### Exercise objective
The lines from the top of the material below through the line containing "(9,8) rectangle (1291,632);" are to be printed exactly, with pictures omitted.

### Given information
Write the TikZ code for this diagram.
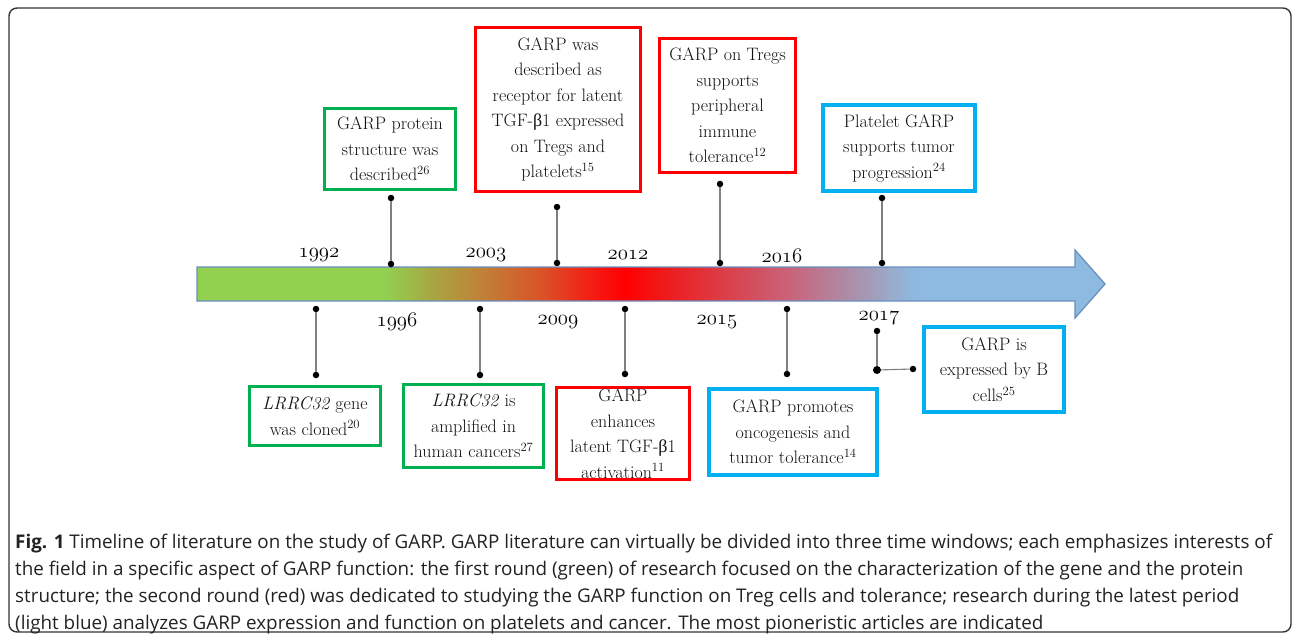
\documentclass[tikz,border=0pt]{standalone}
\usepackage{fontspec}
\newfontfamily\capfont{Open Sans}
\newfontfamily\grkfont{Liberation Serif}
\usetikzlibrary{calc}
\definecolor{gboxc}{HTML}{00B050}
\definecolor{rboxc}{HTML}{FF0000}
\definecolor{bboxc}{HTML}{00B0F0}
\definecolor{stemgray}{HTML}{808080}
\definecolor{arrline}{HTML}{6A8FC0}
\definecolor{txtc}{HTML}{111111}
\definecolor{captc}{HTML}{222222}
\definecolor{gA}{HTML}{92D050}
\definecolor{gB}{HTML}{A7A843}
\definecolor{gC}{HTML}{BF8238}
\definecolor{gD}{HTML}{D95428}
\definecolor{gE}{HTML}{F81410}
\definecolor{gF}{HTML}{FF0000}
\definecolor{gG}{HTML}{F01818}
\definecolor{gH}{HTML}{DC3C46}
\definecolor{gI}{HTML}{C8647A}
\definecolor{gJ}{HTML}{AC8EA8}
\definecolor{gK}{HTML}{9AAACB}
\definecolor{gL}{HTML}{8EB9E0}
\newcommand\boxfont{\fontsize{18}{25.5}\selectfont}
\newcommand\yearfont{\fontsize{22.5}{23}\selectfont}
\newcommand\yr[1]{\ensuremath{\mathnormal{#1}}}
\newcommand\bet{{\grkfont β}}
\newlength\capw
\settowidth\capw{\capfont\fontsize{18}{20}\selectfont\textbf{Fig. 1} Timeline of literature on the study of GARP. GARP literature can virtually be divided into three time windows; each emphasizes interests of}
\pgfmathsetmacro\capsz{18*(1257/\capw)}
\tikzset{
  evbox/.style={draw, line width=3pt, fill=white, align=center, inner sep=0pt, font=\boxfont, text=txtc},
  gbox/.style={evbox, draw=gboxc},
  rbox/.style={evbox, draw=rboxc},
  bbox/.style={evbox, draw=bboxc, line width=4pt},
  yearlbl/.style={font=\yearfont, text=black, inner sep=0pt},
  stem/.style={draw=stemgray, line width=1.1pt},
  dotc/.style={circle, fill=black, inner sep=0pt, minimum size=6.5pt},
  bigdot/.style={circle, fill=black, inner sep=0pt, minimum size=8pt},
}
\begin{document}
\begin{tikzpicture}[x=1pt,y=-1pt]
\useasboundingbox (0,0) rectangle (1293,634);
% frame
\draw[rounded corners=8pt, line width=1.4pt, draw=black!80] (9,8) rectangle (1291,632);

% timeline arrow with gradient
\begin{scope}
  \clip (197,267) -- (1075,267) -- (1075,250) -- (1105,284) -- (1075,318) -- (1075,301) -- (197,301) -- cycle;
  \fill[gA] (196,249) rectangle (385.5,319);
  \shade[left color=gA, right color=gB] (385,249) rectangle (430.5,319);
  \shade[left color=gB, right color=gC] (430,249) rectangle (480.5,319);
  \shade[left color=gC, right color=gD] (480,249) rectangle (540.5,319);
  \shade[left color=gD, right color=gE] (540,249) rectangle (600.5,319);
  \shade[left color=gE, right color=gF] (600,249) rectangle (625.5,319);
  \shade[left color=gF, right color=gG] (625,249) rectangle (660.5,319);
  \shade[left color=gG, right color=gH] (660,249) rectangle (720.5,319);
  \shade[left color=gH, right color=gI] (720,249) rectangle (790.5,319);
  \shade[left color=gI, right color=gJ] (790,249) rectangle (850.5,319);
  \shade[left color=gJ, right color=gK] (850,249) rectangle (890.5,319);
  \shade[left color=gK, right color=gL] (890,249) rectangle (915.5,319);
  \fill[gL] (915,249) rectangle (1107,319);
\end{scope}
\draw[arrline, line width=1.3pt, line join=miter]
  (197,267) -- (1075,267) -- (1075,250) -- (1105,284) -- (1075,318) -- (1075,301) -- (197,301) -- cycle;

% years
\node[yearlbl] (y1992) at (319,255) {\yr{1992}};
\node[yearlbl] (y2003) at (486,255) {\yr{2003}};
\node[yearlbl] (y2012) at (628,255) {\yr{2012}};
\node[yearlbl] (y2016) at (782,256) {\yr{2016}};
\node[yearlbl] (y1996) at (397,322) {\yr{1996}};
\node[yearlbl] (y2009) at (558,322) {\yr{2009}};
\node[yearlbl] (y2015) at (717,322) {\yr{2015}};
\node[yearlbl] (y2017) at (879,318) {\yr{2017}};

% boxes above
\node[gbox, minimum width=131pt, minimum height=81pt] (b1) at (390,149)
  {GARP protein\\structure was\\described\textsuperscript{26}};
\node[rbox, minimum width=165pt, minimum height=164pt] (b2) at (558,109.5)
  {GARP was\\described as\\receptor for latent\\TGF-\bet1 expressed\\on Tregs and\\platelets\textsuperscript{15}};
\node[rbox, minimum width=136pt, minimum height=134pt] (b3) at (727.5,105.5)
  {GARP on Tregs\\supports\\peripheral\\immune\\tolerance\textsuperscript{12}};
\node[bbox, minimum width=152pt, minimum height=86pt] (b4) at (899,148)
  {Platelet GARP\\supports tumor\\progression\textsuperscript{24}};

% boxes below
\node[gbox, minimum width=131pt, minimum height=59pt] (b5) at (315,416)
  {\textit{LRRC32} gene\\was cloned\textsuperscript{20}};
\node[gbox, minimum width=140pt, minimum height=83pt] (b6) at (473.5,426)
  {\textit{LRRC32} is\\amplified in\\human cancers\textsuperscript{27}};
\node[rbox, minimum width=133pt, minimum height=92pt] (b7) at (623,433.5)
  {GARP\\enhances\\latent TGF-\bet1\\activation\textsuperscript{11}};
\node[bbox, minimum width=168pt, minimum height=86pt] (b8) at (793,432)
  {GARP promotes\\oncogenesis and\\tumor tolerance\textsuperscript{14}};
\node[bbox, minimum width=140pt, minimum height=85pt] (b9) at (994,369.5)
  {GARP is\\expressed by B\\cells\textsuperscript{25}};

% dots
\node[dotc] (d1t) at (391,198) {};
\node[dotc] (d1b) at (391,264) {};
\node[dotc] (d2t) at (557,207) {};
\node[dotc] (d2b) at (557,263) {};
\node[dotc] (d3t) at (720,184) {};
\node[dotc] (d3b) at (720,263) {};
\node[dotc] (d4t) at (882,198) {};
\node[dotc] (d4b) at (882,263) {};
\node[dotc] (d5t) at (316,309) {};
\node[dotc] (d5b) at (316,375) {};
\node[dotc] (d6t) at (480,309) {};
\node[dotc] (d6b) at (480,375) {};
\node[dotc] (d7t) at (625,309) {};
\node[dotc] (d7b) at (625,374) {};
\node[dotc] (d8t) at (787,309) {};
\node[dotc] (d8b) at (787,374) {};
\node[dotc] (d9t) at (877,331) {};
\node[bigdot] (d9c) at (877,370) {};
\node[dotc] (d9e) at (913,369) {};

% stems
\draw[stem] (d1t) -- (d1b);
\draw[stem] (d2t) -- (d2b);
\draw[stem] (d3t) -- (d3b);
\draw[stem] (d4t) -- (d4b);
\draw[stem] (d5t) -- (d5b);
\draw[stem] (d6t) -- (d6b);
\draw[stem] (d7t) -- (d7b);
\draw[stem] (d8t) -- (d8b);
\draw[stem] (d9t) -- (d9c);
\draw[stem] (d9c) -- (d9e);

% caption (base anchor = baseline of the last line)
\node[anchor=base west, align=left, inner sep=0pt, text=captc,
      font=\capfont\fontsize{\capsz}{27}\selectfont] (cap) at (15,629)
  {\textbf{Fig. 1} Timeline of literature on the study of GARP. GARP literature can virtually be divided into three time windows; each emphasizes interests of\\
   the field in a specific aspect of GARP function: the first round (green) of research focused on the characterization of the gene and the protein\\
   structure; the second round (red) was dedicated to studying the GARP function on Treg cells and tolerance; research during the latest period\\
   (light blue) analyzes GARP expression and function on platelets and cancer. The most pioneristic articles are indicated};
\end{tikzpicture}
\end{document}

### Response to this task
Write the TikZ code for this diagram.
\documentclass[tikz,border=0pt]{standalone}
\usepackage{fontspec}
\newfontfamily\capfont{Open Sans}
\newfontfamily\grkfont{Liberation Serif}
\usetikzlibrary{calc}
\definecolor{gboxc}{HTML}{00B050}
\definecolor{rboxc}{HTML}{FF0000}
\definecolor{bboxc}{HTML}{00B0F0}
\definecolor{stemgray}{HTML}{808080}
\definecolor{arrline}{HTML}{6A8FC0}
\definecolor{txtc}{HTML}{111111}
\definecolor{captc}{HTML}{222222}
\definecolor{gA}{HTML}{92D050}
\definecolor{gB}{HTML}{A7A843}
\definecolor{gC}{HTML}{BF8238}
\definecolor{gD}{HTML}{D95428}
\definecolor{gE}{HTML}{F81410}
\definecolor{gF}{HTML}{FF0000}
\definecolor{gG}{HTML}{F01818}
\definecolor{gH}{HTML}{DC3C46}
\definecolor{gI}{HTML}{C8647A}
\definecolor{gJ}{HTML}{AC8EA8}
\definecolor{gK}{HTML}{9AAACB}
\definecolor{gL}{HTML}{8EB9E0}
\newcommand\boxfont{\fontsize{18}{25.5}\selectfont}
\newcommand\yearfont{\fontsize{22.5}{23}\selectfont}
\newcommand\yr[1]{\ensuremath{\mathnormal{#1}}}
\newcommand\bet{{\grkfont β}}
\newlength\capw
\settowidth\capw{\capfont\fontsize{18}{20}\selectfont\textbf{Fig. 1} Timeline of literature on the study of GARP. GARP literature can virtually be divided into three time windows; each emphasizes interests of}
\pgfmathsetmacro\capsz{18*(1257/\capw)}
\tikzset{
  evbox/.style={draw, line width=3pt, fill=white, align=center, inner sep=0pt, font=\boxfont, text=txtc},
  gbox/.style={evbox, draw=gboxc},
  rbox/.style={evbox, draw=rboxc},
  bbox/.style={evbox, draw=bboxc, line width=4pt},
  yearlbl/.style={font=\yearfont, text=black, inner sep=0pt},
  stem/.style={draw=stemgray, line width=1.1pt},
  dotc/.style={circle, fill=black, inner sep=0pt, minimum size=6.5pt},
  bigdot/.style={circle, fill=black, inner sep=0pt, minimum size=8pt},
}
\begin{document}
\begin{tikzpicture}[x=1pt,y=-1pt]
\useasboundingbox (0,0) rectangle (1293,634);
% frame
\draw[rounded corners=8pt, line width=1.4pt, draw=black!80] (9,8) rectangle (1291,632);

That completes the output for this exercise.